# [Exercise goal]
Your task is to copy the stretch of lines in the records below that begins with the line containing "Write the seaborn" and ends with the line containing "import seaborn as sns", exactly as written, with nothing added.

# [Task input]
★ ★ ★ ★ ★ ★ ★

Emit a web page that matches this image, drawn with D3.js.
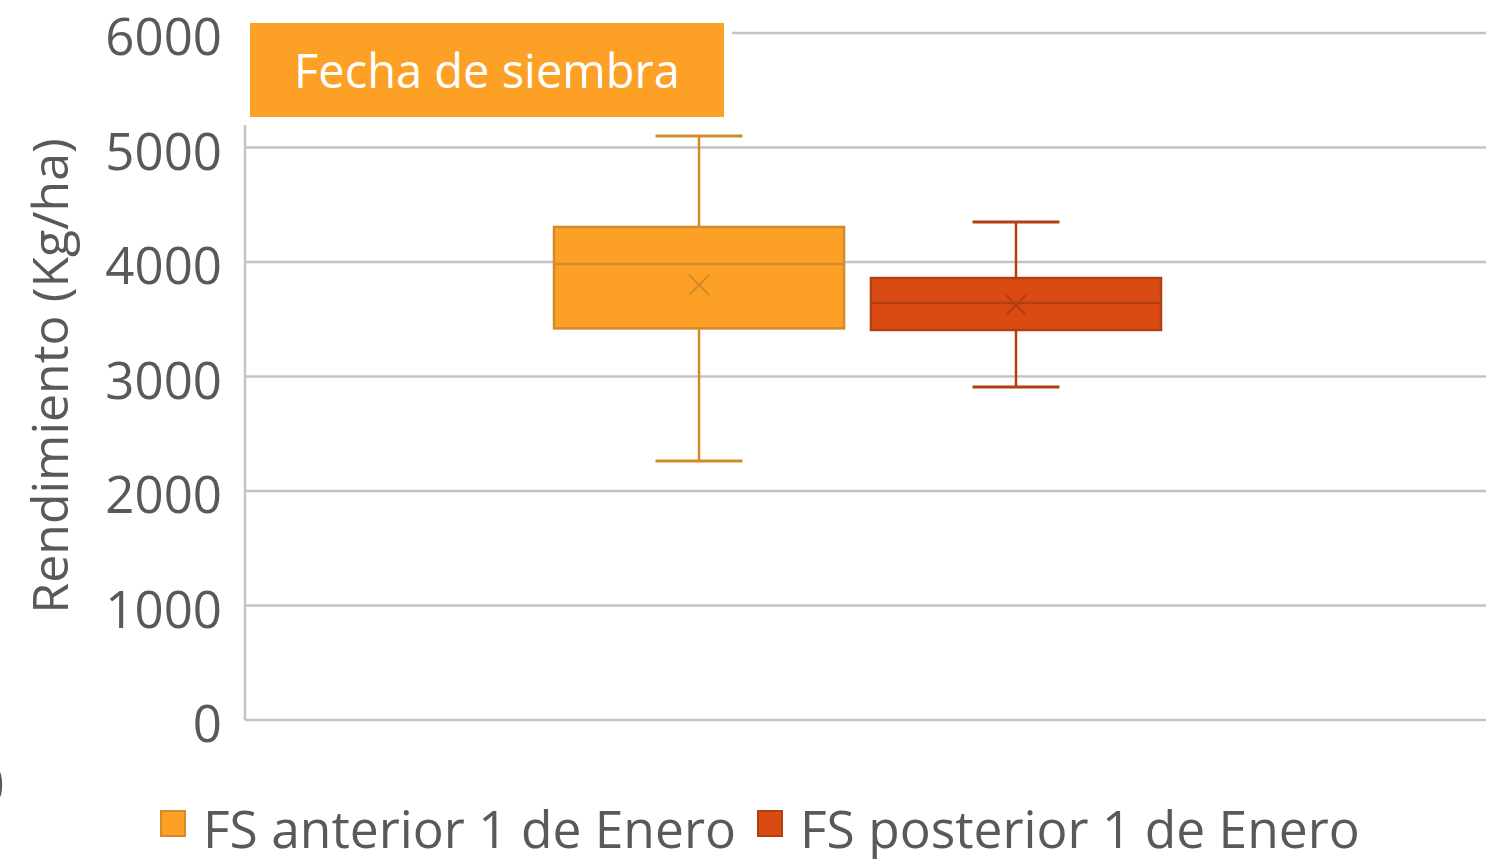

★ ★ ★ ★ ★ ★ ★

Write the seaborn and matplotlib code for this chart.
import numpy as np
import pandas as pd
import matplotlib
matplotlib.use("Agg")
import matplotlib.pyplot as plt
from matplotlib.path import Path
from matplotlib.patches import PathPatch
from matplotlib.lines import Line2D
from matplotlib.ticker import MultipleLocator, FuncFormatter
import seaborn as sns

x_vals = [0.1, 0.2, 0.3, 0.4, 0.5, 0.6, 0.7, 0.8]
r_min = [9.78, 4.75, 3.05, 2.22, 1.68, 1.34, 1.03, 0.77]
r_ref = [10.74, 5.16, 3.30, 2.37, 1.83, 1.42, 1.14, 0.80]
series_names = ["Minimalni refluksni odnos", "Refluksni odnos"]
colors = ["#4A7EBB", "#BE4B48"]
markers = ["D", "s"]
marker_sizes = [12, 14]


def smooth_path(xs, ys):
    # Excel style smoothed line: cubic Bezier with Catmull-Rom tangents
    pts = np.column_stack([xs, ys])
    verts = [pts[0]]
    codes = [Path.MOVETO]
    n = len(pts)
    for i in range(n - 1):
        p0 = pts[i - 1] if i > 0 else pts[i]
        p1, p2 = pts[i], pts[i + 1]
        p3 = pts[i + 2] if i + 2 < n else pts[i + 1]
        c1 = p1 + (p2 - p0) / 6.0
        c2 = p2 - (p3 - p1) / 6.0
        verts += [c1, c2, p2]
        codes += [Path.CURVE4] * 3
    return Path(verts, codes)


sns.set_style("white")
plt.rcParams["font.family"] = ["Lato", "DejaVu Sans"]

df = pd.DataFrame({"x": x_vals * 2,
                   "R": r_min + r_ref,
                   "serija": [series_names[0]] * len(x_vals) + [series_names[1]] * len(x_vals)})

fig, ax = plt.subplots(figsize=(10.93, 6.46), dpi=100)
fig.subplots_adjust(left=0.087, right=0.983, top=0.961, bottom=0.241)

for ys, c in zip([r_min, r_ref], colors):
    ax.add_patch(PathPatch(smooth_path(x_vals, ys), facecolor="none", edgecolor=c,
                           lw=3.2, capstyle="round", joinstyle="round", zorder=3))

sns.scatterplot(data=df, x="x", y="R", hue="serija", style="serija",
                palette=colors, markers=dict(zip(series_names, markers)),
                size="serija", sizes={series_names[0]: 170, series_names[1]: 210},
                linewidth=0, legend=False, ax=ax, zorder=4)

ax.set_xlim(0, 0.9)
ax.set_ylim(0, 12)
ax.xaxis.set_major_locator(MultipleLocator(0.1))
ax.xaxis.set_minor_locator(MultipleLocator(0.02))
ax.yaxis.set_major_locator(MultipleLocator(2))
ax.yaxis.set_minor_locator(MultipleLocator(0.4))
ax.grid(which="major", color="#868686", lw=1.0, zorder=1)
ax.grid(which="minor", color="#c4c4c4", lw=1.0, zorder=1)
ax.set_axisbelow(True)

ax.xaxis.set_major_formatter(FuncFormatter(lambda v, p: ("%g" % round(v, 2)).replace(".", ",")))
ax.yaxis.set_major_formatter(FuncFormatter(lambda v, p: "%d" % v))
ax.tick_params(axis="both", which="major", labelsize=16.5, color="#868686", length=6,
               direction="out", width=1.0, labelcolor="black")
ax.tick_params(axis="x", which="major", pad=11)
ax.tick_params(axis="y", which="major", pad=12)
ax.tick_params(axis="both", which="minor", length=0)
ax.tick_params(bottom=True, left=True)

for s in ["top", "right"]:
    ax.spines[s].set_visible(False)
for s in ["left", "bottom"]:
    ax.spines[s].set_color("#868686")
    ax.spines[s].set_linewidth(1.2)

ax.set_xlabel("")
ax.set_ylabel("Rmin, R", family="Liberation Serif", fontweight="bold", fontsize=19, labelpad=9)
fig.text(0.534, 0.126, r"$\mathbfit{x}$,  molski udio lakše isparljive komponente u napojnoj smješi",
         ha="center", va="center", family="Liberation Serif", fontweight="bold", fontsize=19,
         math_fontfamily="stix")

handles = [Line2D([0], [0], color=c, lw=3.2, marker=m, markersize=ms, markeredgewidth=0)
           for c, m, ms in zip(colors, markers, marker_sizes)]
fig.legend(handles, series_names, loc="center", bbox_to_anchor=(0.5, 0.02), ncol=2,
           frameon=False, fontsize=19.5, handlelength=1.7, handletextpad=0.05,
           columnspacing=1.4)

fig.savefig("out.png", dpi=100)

★ ★ ★ ★ ★ ★ ★

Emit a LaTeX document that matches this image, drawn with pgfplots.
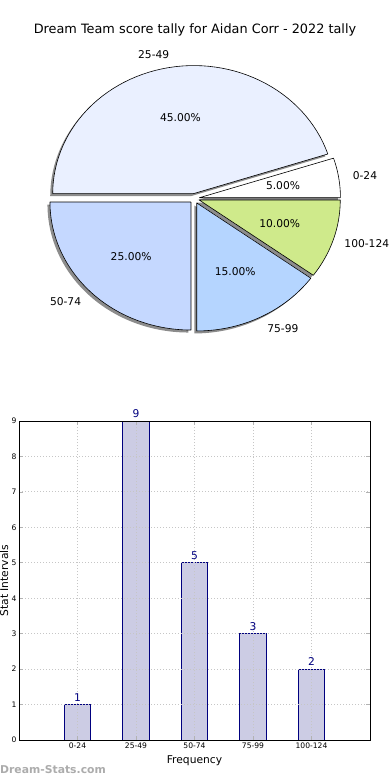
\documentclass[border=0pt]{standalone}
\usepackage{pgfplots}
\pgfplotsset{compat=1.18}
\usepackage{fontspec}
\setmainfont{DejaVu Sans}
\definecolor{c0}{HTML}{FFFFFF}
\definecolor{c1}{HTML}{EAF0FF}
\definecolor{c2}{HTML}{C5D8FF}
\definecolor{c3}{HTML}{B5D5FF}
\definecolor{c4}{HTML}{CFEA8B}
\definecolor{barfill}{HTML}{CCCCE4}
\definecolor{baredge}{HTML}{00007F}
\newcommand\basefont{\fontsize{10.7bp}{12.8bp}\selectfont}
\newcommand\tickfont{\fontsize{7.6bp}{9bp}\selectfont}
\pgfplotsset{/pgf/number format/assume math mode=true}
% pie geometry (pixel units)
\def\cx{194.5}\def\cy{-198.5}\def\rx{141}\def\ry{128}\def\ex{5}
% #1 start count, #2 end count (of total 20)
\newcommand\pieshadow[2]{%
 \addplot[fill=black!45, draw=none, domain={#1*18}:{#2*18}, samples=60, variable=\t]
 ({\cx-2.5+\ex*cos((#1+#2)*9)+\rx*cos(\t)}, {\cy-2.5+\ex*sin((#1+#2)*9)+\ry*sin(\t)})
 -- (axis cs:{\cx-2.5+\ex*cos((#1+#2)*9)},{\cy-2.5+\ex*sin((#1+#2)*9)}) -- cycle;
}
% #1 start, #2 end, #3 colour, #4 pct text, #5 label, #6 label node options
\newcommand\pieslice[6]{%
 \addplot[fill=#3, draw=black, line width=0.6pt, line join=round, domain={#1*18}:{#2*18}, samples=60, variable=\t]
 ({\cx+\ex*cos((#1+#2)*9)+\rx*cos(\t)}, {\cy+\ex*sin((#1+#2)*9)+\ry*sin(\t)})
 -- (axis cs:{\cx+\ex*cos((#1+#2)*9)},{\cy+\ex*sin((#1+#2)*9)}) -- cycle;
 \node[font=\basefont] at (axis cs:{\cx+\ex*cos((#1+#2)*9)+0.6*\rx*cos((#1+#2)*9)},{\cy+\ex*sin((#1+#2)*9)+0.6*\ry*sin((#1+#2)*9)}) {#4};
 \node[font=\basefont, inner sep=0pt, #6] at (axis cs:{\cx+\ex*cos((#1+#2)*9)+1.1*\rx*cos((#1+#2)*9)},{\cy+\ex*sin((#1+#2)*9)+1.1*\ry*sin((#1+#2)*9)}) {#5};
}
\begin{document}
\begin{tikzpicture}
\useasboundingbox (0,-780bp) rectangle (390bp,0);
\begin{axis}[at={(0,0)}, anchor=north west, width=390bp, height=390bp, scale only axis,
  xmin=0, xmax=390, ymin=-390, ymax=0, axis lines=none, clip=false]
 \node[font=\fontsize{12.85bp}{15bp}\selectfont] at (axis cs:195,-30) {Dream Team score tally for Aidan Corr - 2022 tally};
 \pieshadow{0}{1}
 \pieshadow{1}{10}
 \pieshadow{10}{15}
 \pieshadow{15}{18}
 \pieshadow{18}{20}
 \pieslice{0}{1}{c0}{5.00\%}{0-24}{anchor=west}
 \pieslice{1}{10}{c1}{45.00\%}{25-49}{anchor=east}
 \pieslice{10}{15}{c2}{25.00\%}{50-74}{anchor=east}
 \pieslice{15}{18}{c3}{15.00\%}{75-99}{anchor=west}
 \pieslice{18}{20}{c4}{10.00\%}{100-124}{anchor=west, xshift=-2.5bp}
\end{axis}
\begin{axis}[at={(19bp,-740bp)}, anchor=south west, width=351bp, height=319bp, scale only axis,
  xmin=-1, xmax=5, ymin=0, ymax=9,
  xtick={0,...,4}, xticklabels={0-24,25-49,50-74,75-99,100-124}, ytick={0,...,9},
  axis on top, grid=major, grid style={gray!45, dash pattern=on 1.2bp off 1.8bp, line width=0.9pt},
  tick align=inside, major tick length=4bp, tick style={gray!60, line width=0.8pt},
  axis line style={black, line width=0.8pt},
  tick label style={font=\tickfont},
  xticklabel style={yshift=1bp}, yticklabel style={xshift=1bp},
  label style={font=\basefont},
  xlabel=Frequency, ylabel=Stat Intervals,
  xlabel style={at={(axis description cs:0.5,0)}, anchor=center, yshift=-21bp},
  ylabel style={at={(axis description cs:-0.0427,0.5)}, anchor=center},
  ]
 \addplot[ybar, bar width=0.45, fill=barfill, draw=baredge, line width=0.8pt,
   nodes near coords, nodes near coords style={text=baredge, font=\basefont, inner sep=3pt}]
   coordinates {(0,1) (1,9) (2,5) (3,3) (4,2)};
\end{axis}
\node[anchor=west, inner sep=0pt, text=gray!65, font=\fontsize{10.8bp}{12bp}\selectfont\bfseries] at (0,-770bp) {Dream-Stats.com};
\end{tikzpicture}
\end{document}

★ ★ ★ ★ ★ ★ ★

# [Completed task]
Write the seaborn and matplotlib code for this chart.
import numpy as np
import pandas as pd
import matplotlib
matplotlib.use("Agg")
import matplotlib.pyplot as plt
from matplotlib.path import Path
from matplotlib.patches import PathPatch
from matplotlib.lines import Line2D
from matplotlib.ticker import MultipleLocator, FuncFormatter
import seaborn as sns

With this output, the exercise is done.